Growing Up
Barfield was born in Philadelphia during the arduous years of The Great Depression. His parents were divorced. His mother abandoned the family, and his father couldn’t afford to keep him and his older brother, John. At the age of 3, Barfield found himself living with John in the Southern Home for Destitute Children in Philadelphia. Though technically not orphans, the two would remain in an orphanage for seven years.
Until he reached the age of 17, he would live most of his life in either an orphanage, a foster home, or a reform school. He lived a minimal amount of time with his father and stepmother; and during those times, without the presence of his brother, it would have been a cold and isolated existence, as their stepmother wanted nothing to do with them. Their existence was, however, stable.
At the age of 11, his mother, newly remarried, reentered his life suing for visitation rights. Somehow, she had managed to convince John to move in with her. He followed his brother’s lead―a decision he would soon come to regret. He had traded a stable home for an unstable one. A cold and unfriendly stepmother for a mean and violent stepfather.

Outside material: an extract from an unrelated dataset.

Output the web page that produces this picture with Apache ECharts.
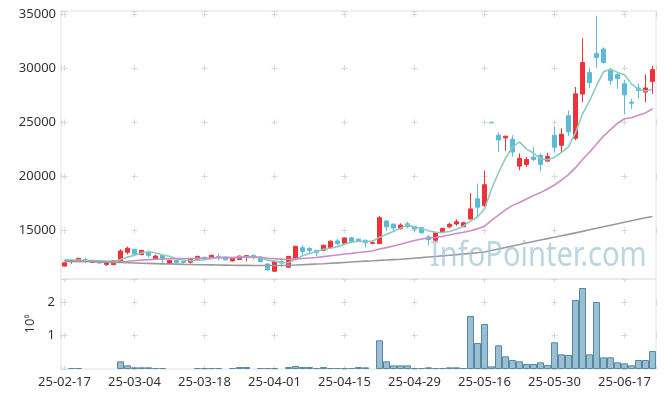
<!DOCTYPE html>
<html>
<head>
<meta charset="utf-8">
<script src="https://cdn.jsdelivr.net/npm/echarts@6.0.0/dist/echarts.min.js"></script>
<style>
  html, body { margin: 0; padding: 0; background: #fff; }
  #chart { width: 665px; height: 397px; }
</style>
</head>
<body>
<div id="chart"></div>
<script>
// trading days (yy-mm-dd)
const dates = [
  '25-02-17','25-02-18','25-02-19','25-02-20','25-02-21','25-02-24','25-02-25','25-02-26','25-02-27','25-02-28',
  '25-03-04','25-03-05','25-03-06','25-03-07','25-03-10','25-03-11','25-03-12','25-03-13','25-03-14','25-03-17',
  '25-03-18','25-03-19','25-03-20','25-03-21','25-03-24','25-03-25','25-03-26','25-03-27','25-03-28','25-03-31',
  '25-04-01','25-04-02','25-04-03','25-04-04','25-04-07','25-04-08','25-04-09','25-04-10','25-04-11','25-04-14',
  '25-04-15','25-04-16','25-04-17','25-04-18','25-04-21','25-04-22','25-04-23','25-04-24','25-04-25','25-04-28',
  '25-04-29','25-04-30','25-05-02','25-05-07','25-05-08','25-05-09','25-05-12','25-05-13','25-05-14','25-05-15',
  '25-05-16','25-05-19','25-05-20','25-05-21','25-05-22','25-05-23','25-05-26','25-05-27','25-05-28','25-05-29',
  '25-05-30','25-06-02','25-06-04','25-06-05','25-06-09','25-06-10','25-06-11','25-06-12','25-06-13','25-06-16',
  '25-06-17','25-06-18','25-06-19','25-06-20','25-06-23'
]

const opens = [
  11720, 12130, 12220, 12310, 12060, 12150, 11880, 11850, 12090, 13000,
  13280, 12780, 12970, 12370, 12740, 11970, 12250, 12150, 12080, 12280,
  12530, 12410, 12600, 12560, 12200, 12320, 12560, 12690, 12560, 11920,
  11250, 12150, 11620, 12410, 13420, 13340, 13180, 13180, 13430, 14050,
  13830, 14330, 14210, 14110, 13820, 13810, 15890, 15600, 15170, 15630,
  15390, 15280, 14420, 14110, 14810, 15350, 15610, 15350, 16070, 17940,
  17310, 25000, 23810, 23560, 23440, 20950, 21110, 21790, 21950, 21420,
  23810, 22880, 25610, 23530, 27610, 29590, 31360, 31770, 29810, 29400,
  28570, 26860, 28170, 27790, 28780
]

const closes = [
  12030, 12250, 12440, 12160, 12250, 12000, 12060, 12220, 13120, 13370,
  12810, 13180, 12720, 12650, 12370, 12250, 12060, 12060, 12360, 12620,
  12410, 12720, 12540, 12300, 12460, 12640, 12690, 12530, 12140, 11360,
  12160, 12000, 12620, 13550, 13070, 13150, 12970, 13650, 14020, 13800,
  14320, 13930, 14050, 13880, 13880, 16190, 15350, 15230, 15510, 15350,
  15140, 14790, 14180, 14790, 15210, 15580, 15820, 15730, 17000, 17160,
  19240, 24950, 23370, 23720, 22250, 21670, 21570, 21570, 21110, 21850,
  22690, 23900, 24120, 27630, 30520, 28660, 30990, 30520, 28870, 29030,
  27540, 26770, 27940, 28170, 29870
]

const lows = [
  11690, 11940, 12200, 12030, 11990, 11980, 11720, 11830, 12060, 12810,
  12620, 12750, 12500, 12330, 12000, 11900, 12040, 11940, 11950, 12250,
  12380, 12380, 12250, 12250, 12150, 12300, 12160, 12320, 12100, 11300,
  11200, 11630, 11600, 12380, 12710, 12810, 12620, 13150, 13400, 13620,
  13800, 13900, 14000, 13460, 13740, 13780, 14980, 14890, 15110, 15200,
  14890, 14760, 13650, 13960, 14780, 15210, 15450, 15320, 16030, 16350,
  17200, 24950, 22250, 22350, 21830, 20580, 20890, 21420, 20480, 21360,
  22200, 22200, 23750, 23350, 26860, 28170, 30030, 30430, 28470, 28100,
  25740, 26240, 27170, 26860, 27630
]

const highs = [
  12060, 12310, 12480, 12500, 12280, 12180, 12080, 12250, 13280, 13530,
  13300, 13220, 13180, 12780, 12760, 12280, 12300, 12180, 12450, 12680,
  12600, 12780, 12870, 12600, 12500, 12700, 12720, 12810, 12600, 11980,
  12180, 12440, 12650, 13600, 13650, 13490, 13200, 13700, 14100, 14240,
  14380, 14380, 14250, 14150, 14110, 16350, 15950, 15650, 15670, 15820,
  15420, 15300, 14580, 14890, 15260, 15730, 16040, 15780, 18470, 19340,
  20550, 25000, 24060, 23750, 23810, 22130, 21790, 22720, 22130, 22200,
  24620, 24440, 26080, 28260, 32760, 30060, 34850, 31920, 30030, 29660,
  28940, 27170, 28570, 29430, 30220
]

const volumes = [
  0, 30000, 30000, 0, 0, 0, 0, 0, 230000, 110000,
  50000, 50000, 50000, 30000, 30000, 0, 0, 0, 0, 30000,
  30000, 30000, 30000, 0, 30000, 60000, 60000, 0, 30000, 30000,
  30000, 0, 60000, 90000, 60000, 60000, 30000, 60000, 30000, 30000,
  30000, 30000, 60000, 50000, 0, 860000, 230000, 110000, 110000, 110000,
  30000, 30000, 50000, 30000, 30000, 50000, 50000, 30000, 1590000, 780000,
  1350000, 80000, 710000, 380000, 270000, 230000, 150000, 150000, 200000, 120000,
  800000, 440000, 420000, 2070000, 2430000, 440000, 2010000, 350000, 350000, 200000,
  170000, 110000, 270000, 270000, 540000
]

// moving averages as drawn on the chart
const ma5 = [
  12300, 12290, 12270, 12240, 12230, 12220, 12180, 12140, 12330, 12550,
  12720, 12940, 13040, 12950, 12750, 12630, 12410, 12280, 12220, 12270,
  12300, 12430, 12530, 12520, 12490, 12530, 12530, 12520, 12490, 12270,
  12180, 12040, 12060, 12340, 12680, 12880, 13070, 13280, 13370, 13520,
  13750, 13940, 14020, 14000, 14010, 14390, 14670, 14910, 15230, 15530,
  15320, 15200, 14990, 14850, 14820, 14910, 15120, 15430, 15870, 16260,
  16990, 18820, 20340, 21690, 22710, 23190, 22520, 22160, 21630, 21550,
  21760, 22220, 22730, 24040, 25770, 26970, 28380, 29660, 29910, 29610,
  29390, 28550, 28030, 27890, 28060
]

const ma20 = [
  12150, 12150, 12160, 12160, 12150, 12130, 12100, 12100, 12130, 12170,
  12220, 12270, 12320, 12360, 12380, 12400, 12410, 12420, 12430, 12450,
  12470, 12490, 12500, 12500, 12510, 12550, 12580, 12590, 12540, 12440,
  12410, 12350, 12350, 12390, 12430, 12470, 12520, 12600, 12680, 12740,
  12840, 12900, 12970, 13050, 13120, 13300, 13430, 13570, 13740, 13930,
  14080, 14220, 14300, 14360, 14470, 14590, 14730, 14840, 14990, 15160,
  15400, 15950, 16420, 16910, 17330, 17600, 17910, 18230, 18510, 18840,
  19210, 19670, 20170, 20810, 21570, 22230, 22990, 23730, 24320, 24910,
  25330, 25420, 25650, 25870, 26250
]

const maLong = [
  12200, 12180, 12160, 12140, 12120, 12100, 12080, 12060, 12050, 12030,
  12010, 11990, 11970, 11950, 11930, 11910, 11900, 11880, 11870, 11850,
  11840, 11830, 11820, 11810, 11800, 11790, 11790, 11780, 11780, 11770,
  11770, 11780, 11800, 11820, 11850, 11880, 11910, 11940, 11980, 12020,
  12060, 12100, 12140, 12180, 12210, 12250, 12290, 12320, 12350, 12400,
  12450, 12500, 12560, 12610, 12670, 12720, 12780, 12840, 12900, 12960,
  13020, 13160, 13300, 13440, 13580, 13720, 13860, 14000, 14130, 14260,
  14390, 14520, 14650, 14790, 14930, 15070, 15210, 15350, 15490, 15630,
  15770, 15910, 16050, 16180, 16310
]

const priceTicks = [15000, 20000, 25000, 30000, 35000]
const volumeTicks = [1000000, 2000000]

const UP = '#ee3237'
const DOWN = '#5cbad5'
const GRID = '#e3e3e3'
const CROSS = '#d8d8d8'
const LABEL = '#333'

const candles = dates.map((d, i) => [opens[i], closes[i], lows[i], highs[i]])
// days with no volume get no bar at all (a zero-height bar would still draw its border)
const volumeBars = volumes.map((v) => (v > 0 ? v : '-'))

function maLine(name, data, color) {
  return {
    name,
    type: 'line',
    xAxisIndex: 0,
    yAxisIndex: 0,
    data,
    symbol: 'none',
    silent: true,
    lineStyle: { width: 1.6, color }
  }
}

const chart = echarts.init(document.getElementById('chart'))

chart.setOption({
  animation: false,
  textStyle: { fontFamily: 'Noto Sans' },
  grid: [
    { left: 61, right: 9, top: 11, height: 268, show: true, borderColor: GRID, borderWidth: 1 },
    { left: 61, right: 9, top: 279, height: 90, show: true, borderColor: GRID, borderWidth: 1 }
  ],
  xAxis: [
    {
      type: 'category',
      gridIndex: 0,
      data: dates,
      axisLine: { show: false },
      axisTick: { show: true, interval: 9, alignWithLabel: true, length: 3, lineStyle: { color: CROSS } },
      axisLabel: { show: false },
      splitLine: { show: false }
    },
    {
      type: 'category',
      gridIndex: 1,
      data: dates,
      axisLine: { show: false },
      axisTick: { show: false },
      axisLabel: { interval: 9, fontSize: 13, color: LABEL, margin: 7 },
      splitLine: { show: false }
    },
    // helper axes: short vertical grid marks at every 10th day
    {
      type: 'value',
      gridIndex: 0,
      position: 'top',
      min: -0.5,
      max: dates.length - 0.5,
      splitNumber: 9,
      axisLine: { show: false },
      axisTick: { show: false },
      axisLabel: { show: false },
      splitLine: { show: true, lineStyle: { color: CROSS, type: [6, 48.14], dashOffset: 0 } }
    },
    {
      type: 'value',
      gridIndex: 1,
      position: 'top',
      min: -0.5,
      max: dates.length - 0.5,
      splitNumber: 9,
      axisLine: { show: false },
      axisTick: { show: false },
      axisLabel: { show: false },
      splitLine: { show: true, lineStyle: { color: CROSS, type: [6, 27.33], dashOffset: 13.03 } }
    }
  ],
  yAxis: [
    {
      type: 'value',
      gridIndex: 0,
      min: 10530,
      max: 35280,
      splitNumber: 5,
      axisLine: { show: false },
      axisTick: { show: false },
      axisLabel: {
        fontSize: 13,
        color: LABEL,
        margin: 5,
        formatter: (v) => (priceTicks.includes(v) ? String(v) : '')
      },
      splitLine: { lineStyle: { color: CROSS, type: [6, 64], dashOffset: 69.5 } }
    },
    {
      type: 'value',
      gridIndex: 1,
      min: 0,
      max: 2700000,
      splitNumber: 3,
      axisLine: { show: false },
      axisTick: { show: false },
      axisLabel: {
        fontSize: 13,
        color: LABEL,
        margin: 6,
        formatter: (v) => (volumeTicks.includes(v) ? String(v / 1000000) : '')
      },
      splitLine: { lineStyle: { color: CROSS, type: [6, 64], dashOffset: 69.5 } },
      name: '{a|10}{b|6}',
      nameLocation: 'middle',
      nameRotate: 90,
      nameGap: 18,
      nameTextStyle: {
        rich: {
          a: { fontSize: 13, color: LABEL },
          b: { fontSize: 7, color: LABEL, verticalAlign: 'top' }
        }
      }
    }
  ],
  graphic: [
    {
      type: 'text',
      x: 430,
      y: 239,
      scaleX: 0.83,
      z: 100,
      silent: true,
      style: {
        text: 'InfoPointer.com',
        fontSize: 35,
        fontFamily: 'Noto Sans',
        fill: 'rgba(160,195,214,0.7)',
        align: 'left',
        verticalAlign: 'top'
      }
    }
  ],
  series: [
    {
      name: 'price',
      type: 'candlestick',
      xAxisIndex: 0,
      yAxisIndex: 0,
      data: candles,
      barWidth: 5,
      silent: true,
      itemStyle: {
        color: UP,
        color0: DOWN,
        borderColor: UP,
        borderColor0: DOWN,
        borderWidth: 1
      }
    },
    maLine('MA5', ma5, '#8ccbbf'),
    maLine('MA20', ma20, '#c98ec8'),
    maLine('MA100', maLong, '#9a9a9a'),
    {
      name: 'volume',
      type: 'bar',
      xAxisIndex: 1,
      yAxisIndex: 1,
      data: volumeBars,
      barWidth: '100%',
      silent: true,
      itemStyle: {
        color: 'rgba(122,170,194,0.75)',
        borderColor: '#5189a6',
        borderWidth: 1
      }
    }
  ]
})
</script>
</body>
</html>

By the end of his two-year stay with his mother, she would falsely accuse John of theft, sending him to a reform school, while Barfield would move four times to three states—Pennsylvania, California, North Carolina, and back to Pennsylvania—and attend 10 different schools. His mother decided to move back to Philadelphia after her brief tenure with her third husband.
It was this return that found him on the doorsteps of his father’s home at 3 a.m. It was a home in which he was no longer welcome. In fact, he wouldn’t be allowed back into the home for another four years. During that time, he lived in a reform school called Kis-Lyn Industrial School for Boys, which treated its pupils more like adult convicts and less like struggling adolescents.
Kis-Lyn was so primal that Barfield ran away five times. The punishment for running away was solitary confinement in a quasi-jail cell for no less than a week. During this time, which could be up to two weeks, he was given only bread and water. His head would also be shaved. Before being tossed into the cell, he would receive a paddling that would leave his legs and rear end bleeding (something the boys termed “lifting” because the swat from the paddle would lift them off their feet).
He endured these consequences, but the reputation he earned among the other boys practically made it worthwhile. He would be idolized during his time there.
His existence at the reform school, and indeed his first 17 years, prepared him for his time in the U.S. Army and the Korean War.